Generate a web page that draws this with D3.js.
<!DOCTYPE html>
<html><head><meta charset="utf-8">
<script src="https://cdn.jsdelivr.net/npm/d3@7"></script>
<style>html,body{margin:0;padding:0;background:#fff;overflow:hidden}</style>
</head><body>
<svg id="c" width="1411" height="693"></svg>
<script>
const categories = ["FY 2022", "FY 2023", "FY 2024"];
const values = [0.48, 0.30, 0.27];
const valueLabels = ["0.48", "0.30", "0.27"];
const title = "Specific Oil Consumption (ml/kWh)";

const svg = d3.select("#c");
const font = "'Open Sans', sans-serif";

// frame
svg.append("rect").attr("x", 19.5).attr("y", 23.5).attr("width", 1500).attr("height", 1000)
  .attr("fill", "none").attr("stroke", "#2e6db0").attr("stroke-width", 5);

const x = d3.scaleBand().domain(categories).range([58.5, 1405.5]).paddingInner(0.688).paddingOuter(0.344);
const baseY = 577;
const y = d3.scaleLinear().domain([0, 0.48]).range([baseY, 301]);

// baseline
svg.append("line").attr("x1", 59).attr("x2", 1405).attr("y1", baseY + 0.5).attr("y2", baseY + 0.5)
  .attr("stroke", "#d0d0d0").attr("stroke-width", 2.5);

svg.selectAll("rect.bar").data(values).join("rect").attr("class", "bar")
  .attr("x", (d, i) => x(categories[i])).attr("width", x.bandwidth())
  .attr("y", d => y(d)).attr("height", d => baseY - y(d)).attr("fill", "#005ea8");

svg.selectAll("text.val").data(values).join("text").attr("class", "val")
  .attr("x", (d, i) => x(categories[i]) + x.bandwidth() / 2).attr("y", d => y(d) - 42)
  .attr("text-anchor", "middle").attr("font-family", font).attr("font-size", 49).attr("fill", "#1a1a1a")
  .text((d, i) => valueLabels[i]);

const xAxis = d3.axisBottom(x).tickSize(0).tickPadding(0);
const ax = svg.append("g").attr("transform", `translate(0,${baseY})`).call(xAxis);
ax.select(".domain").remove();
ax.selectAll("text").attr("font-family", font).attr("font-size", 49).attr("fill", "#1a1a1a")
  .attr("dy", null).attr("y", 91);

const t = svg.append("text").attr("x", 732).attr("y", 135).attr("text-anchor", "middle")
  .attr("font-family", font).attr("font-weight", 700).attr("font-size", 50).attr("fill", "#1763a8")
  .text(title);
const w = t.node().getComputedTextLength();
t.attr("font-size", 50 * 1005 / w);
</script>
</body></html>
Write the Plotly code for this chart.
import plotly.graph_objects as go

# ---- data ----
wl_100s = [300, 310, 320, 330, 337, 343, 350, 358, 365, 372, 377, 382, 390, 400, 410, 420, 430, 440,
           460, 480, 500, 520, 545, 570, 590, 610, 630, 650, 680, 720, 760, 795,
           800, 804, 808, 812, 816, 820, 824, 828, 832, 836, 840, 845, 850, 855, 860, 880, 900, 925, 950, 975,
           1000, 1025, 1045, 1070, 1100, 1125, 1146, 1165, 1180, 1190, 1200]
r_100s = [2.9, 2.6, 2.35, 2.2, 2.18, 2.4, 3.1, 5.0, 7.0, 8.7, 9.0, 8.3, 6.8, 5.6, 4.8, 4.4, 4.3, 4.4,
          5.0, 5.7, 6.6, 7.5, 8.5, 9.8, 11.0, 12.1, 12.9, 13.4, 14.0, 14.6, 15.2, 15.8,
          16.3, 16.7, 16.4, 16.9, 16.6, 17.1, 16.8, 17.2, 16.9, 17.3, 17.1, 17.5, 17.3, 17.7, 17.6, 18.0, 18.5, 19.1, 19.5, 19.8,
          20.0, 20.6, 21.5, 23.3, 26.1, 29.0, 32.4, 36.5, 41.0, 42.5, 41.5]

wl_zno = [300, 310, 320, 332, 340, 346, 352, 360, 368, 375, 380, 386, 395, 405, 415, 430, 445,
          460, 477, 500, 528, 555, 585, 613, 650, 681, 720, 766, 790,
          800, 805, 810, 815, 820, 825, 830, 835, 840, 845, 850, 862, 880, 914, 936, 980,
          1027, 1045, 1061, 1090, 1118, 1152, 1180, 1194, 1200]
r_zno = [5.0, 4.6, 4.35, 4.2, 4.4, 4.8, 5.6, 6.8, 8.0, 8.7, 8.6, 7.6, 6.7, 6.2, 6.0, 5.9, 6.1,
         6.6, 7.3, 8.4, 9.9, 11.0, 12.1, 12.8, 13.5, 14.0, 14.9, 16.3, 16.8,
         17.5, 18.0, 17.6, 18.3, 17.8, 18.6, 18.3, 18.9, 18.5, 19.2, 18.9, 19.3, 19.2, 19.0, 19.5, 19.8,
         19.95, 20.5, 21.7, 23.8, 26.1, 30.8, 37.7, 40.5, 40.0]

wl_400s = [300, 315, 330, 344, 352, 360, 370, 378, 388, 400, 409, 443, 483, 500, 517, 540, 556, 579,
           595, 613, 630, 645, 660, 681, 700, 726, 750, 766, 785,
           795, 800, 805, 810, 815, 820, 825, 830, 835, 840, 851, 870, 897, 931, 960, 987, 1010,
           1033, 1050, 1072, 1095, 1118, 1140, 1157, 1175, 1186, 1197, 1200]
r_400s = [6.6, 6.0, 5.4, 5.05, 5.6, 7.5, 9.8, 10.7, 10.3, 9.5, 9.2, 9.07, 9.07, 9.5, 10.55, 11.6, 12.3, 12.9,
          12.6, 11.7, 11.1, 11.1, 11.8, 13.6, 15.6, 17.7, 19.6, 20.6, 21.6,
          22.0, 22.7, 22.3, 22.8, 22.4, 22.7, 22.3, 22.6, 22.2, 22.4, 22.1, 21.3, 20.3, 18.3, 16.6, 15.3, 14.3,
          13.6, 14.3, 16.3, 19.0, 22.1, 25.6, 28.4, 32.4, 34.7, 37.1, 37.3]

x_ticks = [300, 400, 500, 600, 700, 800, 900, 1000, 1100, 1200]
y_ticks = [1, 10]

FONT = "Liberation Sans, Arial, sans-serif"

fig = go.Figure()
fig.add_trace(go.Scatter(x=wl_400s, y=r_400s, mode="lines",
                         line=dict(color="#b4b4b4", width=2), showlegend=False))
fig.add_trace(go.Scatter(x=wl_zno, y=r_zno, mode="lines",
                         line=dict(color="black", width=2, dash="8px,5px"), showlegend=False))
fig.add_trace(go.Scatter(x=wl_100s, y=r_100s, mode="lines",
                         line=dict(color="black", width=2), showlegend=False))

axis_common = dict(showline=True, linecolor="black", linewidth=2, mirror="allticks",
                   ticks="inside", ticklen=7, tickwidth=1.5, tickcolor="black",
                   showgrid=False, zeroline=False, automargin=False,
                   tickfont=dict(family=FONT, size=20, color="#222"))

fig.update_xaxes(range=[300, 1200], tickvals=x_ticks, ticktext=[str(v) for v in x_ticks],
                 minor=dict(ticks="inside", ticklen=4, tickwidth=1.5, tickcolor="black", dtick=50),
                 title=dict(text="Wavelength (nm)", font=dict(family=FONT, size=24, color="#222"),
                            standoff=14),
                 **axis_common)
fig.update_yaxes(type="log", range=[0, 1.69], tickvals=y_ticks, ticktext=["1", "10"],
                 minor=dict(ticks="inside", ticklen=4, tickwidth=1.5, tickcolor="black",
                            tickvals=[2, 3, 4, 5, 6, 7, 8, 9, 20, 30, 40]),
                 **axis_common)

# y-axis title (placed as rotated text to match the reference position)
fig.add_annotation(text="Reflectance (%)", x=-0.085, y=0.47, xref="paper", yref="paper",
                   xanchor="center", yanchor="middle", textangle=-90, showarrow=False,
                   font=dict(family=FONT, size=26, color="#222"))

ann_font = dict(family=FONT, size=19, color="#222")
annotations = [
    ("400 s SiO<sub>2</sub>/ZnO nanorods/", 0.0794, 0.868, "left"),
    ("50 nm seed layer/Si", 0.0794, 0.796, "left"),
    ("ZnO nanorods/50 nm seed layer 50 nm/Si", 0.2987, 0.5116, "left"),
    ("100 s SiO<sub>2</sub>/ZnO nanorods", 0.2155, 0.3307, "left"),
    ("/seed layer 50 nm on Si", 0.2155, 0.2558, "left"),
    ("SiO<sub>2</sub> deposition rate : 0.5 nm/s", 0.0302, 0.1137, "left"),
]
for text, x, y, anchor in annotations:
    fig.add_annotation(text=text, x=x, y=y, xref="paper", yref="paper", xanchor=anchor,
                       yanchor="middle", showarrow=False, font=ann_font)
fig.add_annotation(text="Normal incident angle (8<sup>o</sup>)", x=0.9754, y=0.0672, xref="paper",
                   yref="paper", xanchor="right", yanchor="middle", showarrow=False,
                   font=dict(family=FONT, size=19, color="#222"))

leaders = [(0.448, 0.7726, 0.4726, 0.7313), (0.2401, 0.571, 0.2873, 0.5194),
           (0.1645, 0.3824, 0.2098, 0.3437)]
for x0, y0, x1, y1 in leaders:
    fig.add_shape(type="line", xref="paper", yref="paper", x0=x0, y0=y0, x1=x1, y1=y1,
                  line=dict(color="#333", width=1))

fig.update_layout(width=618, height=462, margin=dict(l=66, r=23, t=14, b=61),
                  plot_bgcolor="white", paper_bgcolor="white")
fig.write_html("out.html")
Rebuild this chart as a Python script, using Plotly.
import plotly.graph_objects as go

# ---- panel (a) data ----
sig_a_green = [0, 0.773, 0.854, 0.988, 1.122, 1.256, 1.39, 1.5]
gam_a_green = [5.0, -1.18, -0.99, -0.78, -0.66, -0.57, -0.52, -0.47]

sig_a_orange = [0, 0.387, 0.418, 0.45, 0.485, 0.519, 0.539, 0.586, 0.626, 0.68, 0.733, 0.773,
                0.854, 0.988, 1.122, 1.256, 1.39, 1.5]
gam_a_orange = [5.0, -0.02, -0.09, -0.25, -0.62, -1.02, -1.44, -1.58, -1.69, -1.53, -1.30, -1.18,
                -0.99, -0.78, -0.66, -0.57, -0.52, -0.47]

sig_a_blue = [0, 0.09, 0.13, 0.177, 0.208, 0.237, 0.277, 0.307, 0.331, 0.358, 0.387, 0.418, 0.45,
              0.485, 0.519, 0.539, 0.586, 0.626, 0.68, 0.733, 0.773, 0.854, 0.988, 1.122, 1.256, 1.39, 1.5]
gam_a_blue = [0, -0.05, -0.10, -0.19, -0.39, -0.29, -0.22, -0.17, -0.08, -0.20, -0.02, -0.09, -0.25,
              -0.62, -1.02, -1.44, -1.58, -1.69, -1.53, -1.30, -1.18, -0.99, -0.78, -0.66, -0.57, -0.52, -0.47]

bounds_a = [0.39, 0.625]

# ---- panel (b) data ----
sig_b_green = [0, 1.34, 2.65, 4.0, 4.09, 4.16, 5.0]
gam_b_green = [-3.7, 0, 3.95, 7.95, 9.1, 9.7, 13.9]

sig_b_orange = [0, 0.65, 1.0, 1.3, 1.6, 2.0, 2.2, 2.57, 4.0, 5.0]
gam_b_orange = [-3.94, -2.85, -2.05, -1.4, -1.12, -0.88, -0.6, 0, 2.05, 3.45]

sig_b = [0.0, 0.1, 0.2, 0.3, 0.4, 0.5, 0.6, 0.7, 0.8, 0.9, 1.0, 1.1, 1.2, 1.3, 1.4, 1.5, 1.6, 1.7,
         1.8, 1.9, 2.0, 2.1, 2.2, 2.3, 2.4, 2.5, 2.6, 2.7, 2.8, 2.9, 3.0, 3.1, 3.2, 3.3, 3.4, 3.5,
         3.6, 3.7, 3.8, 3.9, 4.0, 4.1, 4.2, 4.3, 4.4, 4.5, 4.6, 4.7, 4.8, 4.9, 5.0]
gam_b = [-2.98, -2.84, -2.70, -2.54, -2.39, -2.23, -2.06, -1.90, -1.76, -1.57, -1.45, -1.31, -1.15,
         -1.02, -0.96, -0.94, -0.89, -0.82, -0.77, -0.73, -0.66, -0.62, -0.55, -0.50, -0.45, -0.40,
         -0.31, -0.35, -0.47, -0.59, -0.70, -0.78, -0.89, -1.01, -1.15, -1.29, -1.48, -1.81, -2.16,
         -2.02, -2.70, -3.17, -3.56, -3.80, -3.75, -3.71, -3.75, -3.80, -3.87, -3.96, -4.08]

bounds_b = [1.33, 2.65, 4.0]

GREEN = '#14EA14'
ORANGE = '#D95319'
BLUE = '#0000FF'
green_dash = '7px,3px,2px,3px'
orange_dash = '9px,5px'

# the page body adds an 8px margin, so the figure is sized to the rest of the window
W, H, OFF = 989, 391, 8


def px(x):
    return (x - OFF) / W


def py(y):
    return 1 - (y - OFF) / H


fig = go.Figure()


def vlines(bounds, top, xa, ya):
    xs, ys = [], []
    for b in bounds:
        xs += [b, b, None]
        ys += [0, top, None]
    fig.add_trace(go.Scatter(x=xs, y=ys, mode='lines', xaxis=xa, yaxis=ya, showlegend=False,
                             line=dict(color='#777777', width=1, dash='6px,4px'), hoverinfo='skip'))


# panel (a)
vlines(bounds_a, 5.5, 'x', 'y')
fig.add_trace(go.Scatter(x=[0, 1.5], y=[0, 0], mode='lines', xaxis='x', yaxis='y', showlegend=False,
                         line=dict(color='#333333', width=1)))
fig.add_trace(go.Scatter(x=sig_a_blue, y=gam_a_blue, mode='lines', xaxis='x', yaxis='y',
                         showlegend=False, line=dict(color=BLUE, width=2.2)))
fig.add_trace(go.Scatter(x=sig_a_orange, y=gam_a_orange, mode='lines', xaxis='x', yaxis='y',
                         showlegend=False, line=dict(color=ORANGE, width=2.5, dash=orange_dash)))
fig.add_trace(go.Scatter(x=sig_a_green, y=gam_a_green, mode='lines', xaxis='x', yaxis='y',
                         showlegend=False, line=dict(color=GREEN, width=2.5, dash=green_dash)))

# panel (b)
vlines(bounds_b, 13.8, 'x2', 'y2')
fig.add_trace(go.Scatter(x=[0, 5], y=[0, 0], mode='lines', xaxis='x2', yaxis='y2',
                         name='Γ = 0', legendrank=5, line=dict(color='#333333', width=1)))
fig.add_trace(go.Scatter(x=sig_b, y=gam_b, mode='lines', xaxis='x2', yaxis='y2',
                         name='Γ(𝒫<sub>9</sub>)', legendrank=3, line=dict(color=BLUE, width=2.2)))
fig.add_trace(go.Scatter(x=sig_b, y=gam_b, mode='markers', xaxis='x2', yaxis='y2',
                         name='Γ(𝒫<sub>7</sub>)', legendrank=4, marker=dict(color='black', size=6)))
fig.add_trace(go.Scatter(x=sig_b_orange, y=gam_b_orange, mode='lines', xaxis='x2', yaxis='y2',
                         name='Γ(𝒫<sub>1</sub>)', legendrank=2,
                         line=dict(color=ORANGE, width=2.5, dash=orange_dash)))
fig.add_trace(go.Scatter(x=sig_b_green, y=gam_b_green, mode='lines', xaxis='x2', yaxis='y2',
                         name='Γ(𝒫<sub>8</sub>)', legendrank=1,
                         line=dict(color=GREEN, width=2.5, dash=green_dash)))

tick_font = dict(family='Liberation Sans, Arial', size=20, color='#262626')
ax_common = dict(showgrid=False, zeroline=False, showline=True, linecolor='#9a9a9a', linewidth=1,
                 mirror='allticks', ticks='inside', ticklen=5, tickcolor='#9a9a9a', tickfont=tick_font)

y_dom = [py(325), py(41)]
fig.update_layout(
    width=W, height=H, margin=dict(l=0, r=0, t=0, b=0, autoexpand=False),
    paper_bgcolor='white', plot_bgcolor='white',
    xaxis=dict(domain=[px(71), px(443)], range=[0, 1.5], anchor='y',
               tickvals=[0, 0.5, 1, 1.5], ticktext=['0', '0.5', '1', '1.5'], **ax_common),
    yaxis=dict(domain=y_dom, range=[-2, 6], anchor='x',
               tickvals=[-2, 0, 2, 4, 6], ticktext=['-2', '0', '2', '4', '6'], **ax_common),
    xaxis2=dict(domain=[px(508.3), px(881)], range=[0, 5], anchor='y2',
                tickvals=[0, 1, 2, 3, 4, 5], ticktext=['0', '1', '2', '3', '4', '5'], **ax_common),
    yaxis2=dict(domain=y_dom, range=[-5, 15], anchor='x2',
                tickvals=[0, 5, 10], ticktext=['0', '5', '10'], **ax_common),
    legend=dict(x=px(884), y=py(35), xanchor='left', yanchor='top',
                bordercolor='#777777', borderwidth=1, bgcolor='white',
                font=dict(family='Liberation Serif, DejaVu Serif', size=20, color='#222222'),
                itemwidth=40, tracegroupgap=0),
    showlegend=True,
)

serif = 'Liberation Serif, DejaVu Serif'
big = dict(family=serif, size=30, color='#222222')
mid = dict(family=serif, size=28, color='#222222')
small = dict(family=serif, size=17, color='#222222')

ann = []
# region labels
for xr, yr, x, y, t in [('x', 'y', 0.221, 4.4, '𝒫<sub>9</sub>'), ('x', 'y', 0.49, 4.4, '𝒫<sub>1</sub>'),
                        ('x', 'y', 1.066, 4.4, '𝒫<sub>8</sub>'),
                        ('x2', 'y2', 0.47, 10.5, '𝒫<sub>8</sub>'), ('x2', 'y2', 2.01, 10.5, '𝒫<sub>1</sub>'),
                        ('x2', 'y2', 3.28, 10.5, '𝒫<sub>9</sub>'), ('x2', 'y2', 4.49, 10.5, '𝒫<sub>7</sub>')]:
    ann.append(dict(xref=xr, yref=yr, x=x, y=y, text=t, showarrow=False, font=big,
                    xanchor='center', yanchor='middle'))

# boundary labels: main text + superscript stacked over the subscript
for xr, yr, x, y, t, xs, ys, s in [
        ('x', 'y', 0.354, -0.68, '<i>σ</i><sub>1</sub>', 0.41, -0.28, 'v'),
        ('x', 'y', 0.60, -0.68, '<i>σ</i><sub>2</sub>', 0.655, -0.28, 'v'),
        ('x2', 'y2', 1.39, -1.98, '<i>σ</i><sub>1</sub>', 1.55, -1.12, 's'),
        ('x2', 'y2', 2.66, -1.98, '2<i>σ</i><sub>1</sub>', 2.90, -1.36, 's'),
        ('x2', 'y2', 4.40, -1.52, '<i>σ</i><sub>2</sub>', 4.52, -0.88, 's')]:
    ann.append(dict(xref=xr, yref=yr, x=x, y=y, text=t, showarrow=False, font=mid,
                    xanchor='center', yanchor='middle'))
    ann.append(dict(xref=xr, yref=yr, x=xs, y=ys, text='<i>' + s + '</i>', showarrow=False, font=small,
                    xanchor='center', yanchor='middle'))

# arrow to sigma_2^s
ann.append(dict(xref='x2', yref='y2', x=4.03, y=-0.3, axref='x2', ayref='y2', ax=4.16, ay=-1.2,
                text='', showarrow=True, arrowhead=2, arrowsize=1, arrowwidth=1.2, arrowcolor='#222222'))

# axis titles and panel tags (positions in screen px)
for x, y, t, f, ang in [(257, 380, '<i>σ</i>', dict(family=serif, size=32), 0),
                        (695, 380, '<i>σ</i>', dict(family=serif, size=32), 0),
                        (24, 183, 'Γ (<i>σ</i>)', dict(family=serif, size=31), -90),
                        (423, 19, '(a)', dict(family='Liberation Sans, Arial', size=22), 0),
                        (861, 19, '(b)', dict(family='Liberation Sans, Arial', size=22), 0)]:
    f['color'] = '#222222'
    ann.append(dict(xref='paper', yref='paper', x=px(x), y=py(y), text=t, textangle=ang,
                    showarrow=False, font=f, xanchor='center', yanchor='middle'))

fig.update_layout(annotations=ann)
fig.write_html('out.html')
..........
Work to do:
Copy down every line of the material above that includes the string "page".

The output:
Generate a web page that draws this with D3.js.
# the page body adds an 8px margin, so the figure is sized to the rest of the window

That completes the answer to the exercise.